Role overview
*AI Engineer (Fluent in Thai and English)
Position Overview**
We are seeking an AI Engineer to join our Global Analytics team in London. This role is focused on the end-to-end lifecycle of production-grade AI, from training and fine-tuning specialized models to architecting high-performance inference pipelines.
The ideal candidate views AI as a rigorous engineering discipline. Beyond building models, you will be responsible for writing high-quality, maintainable Python code and ensuring that every solution—whether a voice agent or a document processor—is built for reliability, low latency, and global scale.
What you'll work on
- Model Training & Fine-Tuning: Lead the adaptation of Large Language Models (LLMs) for domain-specific tasks using techniques like LoRA, QLoRA, and PEFT to balance performance with resource efficiency.

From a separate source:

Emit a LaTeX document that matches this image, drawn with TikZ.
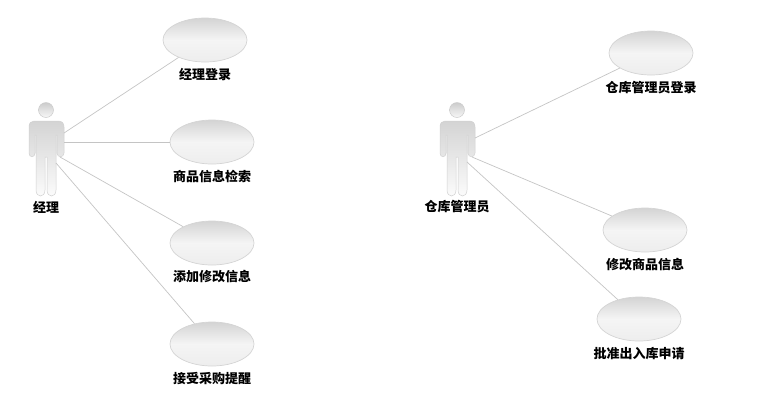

- Inference Optimization: Architect and optimize inference pipelines to minimize TTFT (Time to First Token) and maximize throughput. This includes implementing quantization, caching strategies, and efficient batching.
- Production Engineering: Build and maintain real-time AI pipelines using WebSockets and SSE , ensuring seamless low-latency delivery for voice (ASR/TTS) and text applications.
- Architecture & MLOps: Deploy and orchestrate models within containerized microservice architectures ( Docker/Kubernetes ), ensuring robust monitoring, security, and scalability.
- Collaborative Delivery: Work closely with Business Analysts and internal stakeholders to bridge the gap between commercial requirements and technical implementation.
What we're looking for
- Experience in the insurance or financial services sector.
- Deep knowledge of GPU architecture , CUDA, and hardware-level performance optimization.
- Familiarity with Document Intelligence frameworks (OCR, layout analysis, and multimodal extraction).
- MUST be fluent in Thai and English